Extracted data entries:
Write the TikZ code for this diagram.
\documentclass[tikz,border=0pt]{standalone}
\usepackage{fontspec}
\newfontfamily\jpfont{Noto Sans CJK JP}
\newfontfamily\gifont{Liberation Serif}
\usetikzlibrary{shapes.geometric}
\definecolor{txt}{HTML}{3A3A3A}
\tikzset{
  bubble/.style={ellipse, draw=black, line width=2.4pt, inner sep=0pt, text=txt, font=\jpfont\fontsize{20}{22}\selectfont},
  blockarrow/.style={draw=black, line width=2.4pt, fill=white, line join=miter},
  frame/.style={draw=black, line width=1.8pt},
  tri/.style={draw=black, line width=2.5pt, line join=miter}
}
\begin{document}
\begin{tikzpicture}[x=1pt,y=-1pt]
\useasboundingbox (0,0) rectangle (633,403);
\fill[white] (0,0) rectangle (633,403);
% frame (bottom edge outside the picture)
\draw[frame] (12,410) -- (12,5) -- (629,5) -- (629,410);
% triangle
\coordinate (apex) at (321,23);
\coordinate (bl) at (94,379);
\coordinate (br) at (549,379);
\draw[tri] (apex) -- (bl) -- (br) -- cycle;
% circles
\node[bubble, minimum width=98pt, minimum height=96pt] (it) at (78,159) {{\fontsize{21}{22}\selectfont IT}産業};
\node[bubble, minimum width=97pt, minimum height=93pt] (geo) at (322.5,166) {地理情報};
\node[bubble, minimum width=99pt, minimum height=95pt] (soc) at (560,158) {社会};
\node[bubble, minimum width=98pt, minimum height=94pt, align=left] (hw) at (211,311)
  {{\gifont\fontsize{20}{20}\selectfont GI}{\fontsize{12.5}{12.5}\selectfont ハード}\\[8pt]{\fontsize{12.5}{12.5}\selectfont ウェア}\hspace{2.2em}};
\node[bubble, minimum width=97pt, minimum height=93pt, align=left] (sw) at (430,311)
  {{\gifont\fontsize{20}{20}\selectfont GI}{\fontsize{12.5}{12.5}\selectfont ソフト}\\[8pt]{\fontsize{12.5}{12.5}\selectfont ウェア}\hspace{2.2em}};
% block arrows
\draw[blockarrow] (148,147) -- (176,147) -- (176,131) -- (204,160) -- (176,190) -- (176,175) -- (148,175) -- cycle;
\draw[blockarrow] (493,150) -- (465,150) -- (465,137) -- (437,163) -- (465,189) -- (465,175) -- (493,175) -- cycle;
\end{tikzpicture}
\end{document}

---

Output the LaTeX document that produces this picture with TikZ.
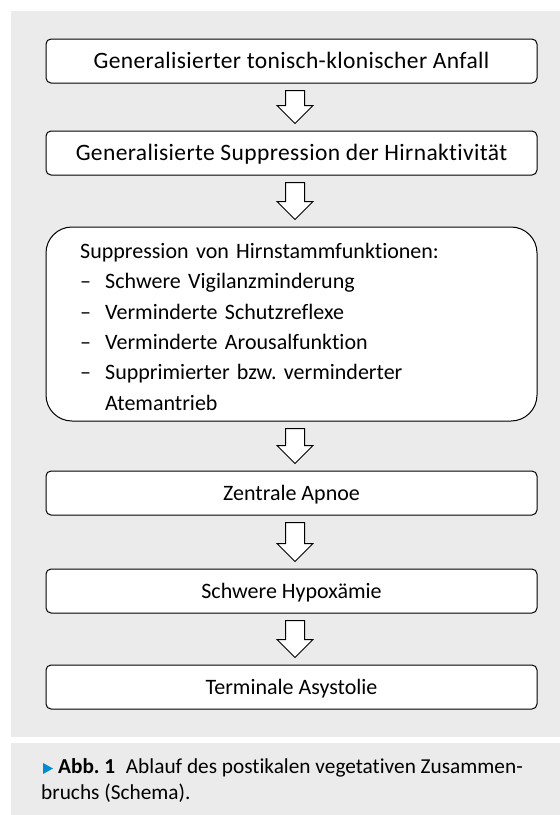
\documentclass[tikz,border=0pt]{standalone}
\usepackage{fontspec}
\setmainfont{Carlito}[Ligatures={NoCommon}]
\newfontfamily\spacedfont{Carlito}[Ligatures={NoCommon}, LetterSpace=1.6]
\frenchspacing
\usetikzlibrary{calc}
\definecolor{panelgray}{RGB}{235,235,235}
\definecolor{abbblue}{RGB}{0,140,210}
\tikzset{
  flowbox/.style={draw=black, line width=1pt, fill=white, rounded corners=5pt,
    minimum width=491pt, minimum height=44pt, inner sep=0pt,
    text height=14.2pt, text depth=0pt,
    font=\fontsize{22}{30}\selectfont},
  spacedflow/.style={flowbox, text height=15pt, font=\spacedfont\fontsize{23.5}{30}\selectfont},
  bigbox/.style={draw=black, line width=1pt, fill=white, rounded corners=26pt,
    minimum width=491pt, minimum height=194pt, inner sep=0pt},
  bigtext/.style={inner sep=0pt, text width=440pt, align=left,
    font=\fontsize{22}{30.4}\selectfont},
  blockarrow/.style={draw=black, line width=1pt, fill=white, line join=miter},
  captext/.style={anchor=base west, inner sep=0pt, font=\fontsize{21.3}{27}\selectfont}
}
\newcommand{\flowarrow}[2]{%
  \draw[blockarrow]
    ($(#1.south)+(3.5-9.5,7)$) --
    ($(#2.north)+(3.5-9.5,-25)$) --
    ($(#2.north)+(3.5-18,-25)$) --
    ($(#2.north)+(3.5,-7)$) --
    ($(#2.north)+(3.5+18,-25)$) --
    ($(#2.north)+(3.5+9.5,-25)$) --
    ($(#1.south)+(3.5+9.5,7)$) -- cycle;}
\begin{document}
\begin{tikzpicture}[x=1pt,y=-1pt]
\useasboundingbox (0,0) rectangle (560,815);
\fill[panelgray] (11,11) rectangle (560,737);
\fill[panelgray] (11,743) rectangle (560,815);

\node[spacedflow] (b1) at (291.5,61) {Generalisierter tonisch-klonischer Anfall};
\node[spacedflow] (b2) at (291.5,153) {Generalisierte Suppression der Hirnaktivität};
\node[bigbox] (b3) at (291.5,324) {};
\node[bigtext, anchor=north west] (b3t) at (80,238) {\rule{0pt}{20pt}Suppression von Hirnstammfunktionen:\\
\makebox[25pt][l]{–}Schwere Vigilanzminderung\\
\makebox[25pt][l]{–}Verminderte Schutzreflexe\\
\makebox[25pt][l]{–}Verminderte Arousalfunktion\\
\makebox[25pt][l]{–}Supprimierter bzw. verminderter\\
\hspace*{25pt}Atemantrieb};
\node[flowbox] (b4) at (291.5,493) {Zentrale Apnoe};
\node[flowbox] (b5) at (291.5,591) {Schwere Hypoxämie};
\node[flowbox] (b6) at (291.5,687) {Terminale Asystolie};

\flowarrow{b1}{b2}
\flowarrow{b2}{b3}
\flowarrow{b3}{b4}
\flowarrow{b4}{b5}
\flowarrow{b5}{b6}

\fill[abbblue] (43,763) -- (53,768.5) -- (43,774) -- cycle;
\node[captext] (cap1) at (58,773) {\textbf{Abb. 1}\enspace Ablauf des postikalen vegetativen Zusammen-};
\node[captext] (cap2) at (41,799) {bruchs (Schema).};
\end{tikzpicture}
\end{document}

--

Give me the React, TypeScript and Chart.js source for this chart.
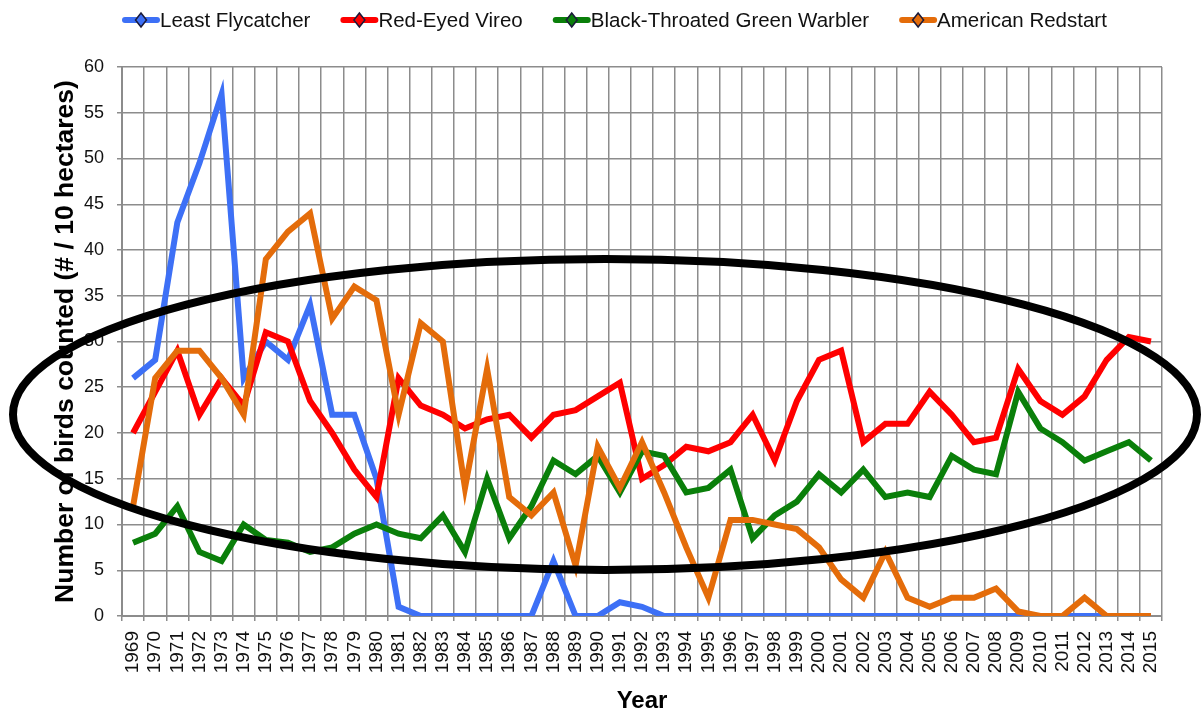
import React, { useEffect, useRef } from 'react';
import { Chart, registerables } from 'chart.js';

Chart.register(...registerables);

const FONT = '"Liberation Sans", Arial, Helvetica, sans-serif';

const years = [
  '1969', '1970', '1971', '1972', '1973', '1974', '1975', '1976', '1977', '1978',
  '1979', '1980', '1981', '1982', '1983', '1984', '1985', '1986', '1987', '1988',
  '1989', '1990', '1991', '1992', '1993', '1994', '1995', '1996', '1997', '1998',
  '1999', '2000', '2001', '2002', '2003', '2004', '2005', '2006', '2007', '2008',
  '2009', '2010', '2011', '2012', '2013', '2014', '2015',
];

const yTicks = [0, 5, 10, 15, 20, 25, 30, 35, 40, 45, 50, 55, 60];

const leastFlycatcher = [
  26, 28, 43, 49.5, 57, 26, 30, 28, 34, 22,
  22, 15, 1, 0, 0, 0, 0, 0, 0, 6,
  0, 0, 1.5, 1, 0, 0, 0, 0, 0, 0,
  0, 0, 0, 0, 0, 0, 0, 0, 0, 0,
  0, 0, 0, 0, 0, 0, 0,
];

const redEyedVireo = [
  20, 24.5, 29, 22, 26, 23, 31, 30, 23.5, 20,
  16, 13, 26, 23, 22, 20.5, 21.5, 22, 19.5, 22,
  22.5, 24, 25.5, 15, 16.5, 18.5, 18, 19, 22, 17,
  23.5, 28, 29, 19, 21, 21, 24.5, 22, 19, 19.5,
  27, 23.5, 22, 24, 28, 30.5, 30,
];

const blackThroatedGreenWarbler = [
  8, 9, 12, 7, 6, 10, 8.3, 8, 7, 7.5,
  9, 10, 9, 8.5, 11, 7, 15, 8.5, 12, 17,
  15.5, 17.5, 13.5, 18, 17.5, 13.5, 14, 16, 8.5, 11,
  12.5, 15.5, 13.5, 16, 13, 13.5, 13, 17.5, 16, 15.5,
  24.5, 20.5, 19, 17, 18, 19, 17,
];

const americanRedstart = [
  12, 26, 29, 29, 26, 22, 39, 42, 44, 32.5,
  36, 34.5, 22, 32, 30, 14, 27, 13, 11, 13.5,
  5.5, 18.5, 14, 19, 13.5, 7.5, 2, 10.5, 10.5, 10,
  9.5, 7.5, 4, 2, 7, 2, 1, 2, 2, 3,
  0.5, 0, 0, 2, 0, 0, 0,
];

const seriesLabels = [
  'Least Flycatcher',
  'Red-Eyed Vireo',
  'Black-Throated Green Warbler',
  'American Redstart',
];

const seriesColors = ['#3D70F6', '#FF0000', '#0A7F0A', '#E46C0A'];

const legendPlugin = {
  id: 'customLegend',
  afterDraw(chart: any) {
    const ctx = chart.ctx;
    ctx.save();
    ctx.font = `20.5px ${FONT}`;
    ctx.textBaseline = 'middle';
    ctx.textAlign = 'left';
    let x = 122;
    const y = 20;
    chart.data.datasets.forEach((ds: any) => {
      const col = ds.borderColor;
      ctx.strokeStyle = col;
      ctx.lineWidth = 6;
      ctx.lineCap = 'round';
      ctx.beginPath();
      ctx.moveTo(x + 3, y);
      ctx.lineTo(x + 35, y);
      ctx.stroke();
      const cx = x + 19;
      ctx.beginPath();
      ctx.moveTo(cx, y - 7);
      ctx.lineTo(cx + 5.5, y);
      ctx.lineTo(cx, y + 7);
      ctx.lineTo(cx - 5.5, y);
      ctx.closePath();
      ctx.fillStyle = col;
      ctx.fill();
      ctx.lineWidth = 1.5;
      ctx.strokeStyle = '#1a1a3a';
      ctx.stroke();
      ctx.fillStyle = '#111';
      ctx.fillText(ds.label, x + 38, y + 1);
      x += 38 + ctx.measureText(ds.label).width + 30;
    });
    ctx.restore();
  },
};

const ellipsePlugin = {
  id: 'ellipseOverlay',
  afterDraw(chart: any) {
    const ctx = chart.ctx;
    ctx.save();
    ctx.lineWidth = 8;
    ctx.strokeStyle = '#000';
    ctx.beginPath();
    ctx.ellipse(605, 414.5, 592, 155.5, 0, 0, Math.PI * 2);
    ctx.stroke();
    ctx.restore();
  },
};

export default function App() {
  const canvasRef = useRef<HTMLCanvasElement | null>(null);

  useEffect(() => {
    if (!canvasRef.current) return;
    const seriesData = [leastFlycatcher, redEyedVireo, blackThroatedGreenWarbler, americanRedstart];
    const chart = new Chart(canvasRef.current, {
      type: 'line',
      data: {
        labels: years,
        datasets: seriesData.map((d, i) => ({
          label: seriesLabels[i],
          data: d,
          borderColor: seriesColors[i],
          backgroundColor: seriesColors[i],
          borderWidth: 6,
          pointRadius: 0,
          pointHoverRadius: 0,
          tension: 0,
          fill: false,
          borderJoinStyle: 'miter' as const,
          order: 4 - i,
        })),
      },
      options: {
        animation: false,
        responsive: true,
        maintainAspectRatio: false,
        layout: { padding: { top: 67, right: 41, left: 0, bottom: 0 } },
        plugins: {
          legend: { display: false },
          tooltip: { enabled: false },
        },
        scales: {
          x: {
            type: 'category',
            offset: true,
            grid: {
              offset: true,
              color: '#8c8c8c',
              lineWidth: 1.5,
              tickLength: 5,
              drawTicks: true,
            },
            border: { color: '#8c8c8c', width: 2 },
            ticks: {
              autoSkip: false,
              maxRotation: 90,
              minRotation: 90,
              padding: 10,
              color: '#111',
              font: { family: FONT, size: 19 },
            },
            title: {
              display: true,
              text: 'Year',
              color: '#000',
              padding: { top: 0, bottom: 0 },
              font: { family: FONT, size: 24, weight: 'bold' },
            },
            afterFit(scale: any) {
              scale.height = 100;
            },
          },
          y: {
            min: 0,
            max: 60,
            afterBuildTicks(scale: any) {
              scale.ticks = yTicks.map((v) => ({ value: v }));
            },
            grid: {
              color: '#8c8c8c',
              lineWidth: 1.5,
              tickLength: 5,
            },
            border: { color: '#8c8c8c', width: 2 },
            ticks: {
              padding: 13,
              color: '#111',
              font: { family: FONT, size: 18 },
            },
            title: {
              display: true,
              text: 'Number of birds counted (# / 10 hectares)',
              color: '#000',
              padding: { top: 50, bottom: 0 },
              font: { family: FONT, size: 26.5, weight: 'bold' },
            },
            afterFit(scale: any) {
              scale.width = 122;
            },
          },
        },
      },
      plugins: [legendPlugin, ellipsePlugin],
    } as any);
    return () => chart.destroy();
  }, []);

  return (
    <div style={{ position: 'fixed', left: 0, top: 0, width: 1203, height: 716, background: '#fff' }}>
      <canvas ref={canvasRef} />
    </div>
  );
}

• _Your task_: Compute the number of lines above that contain the string "this". Reply with that value only.

• _Full answer_: 3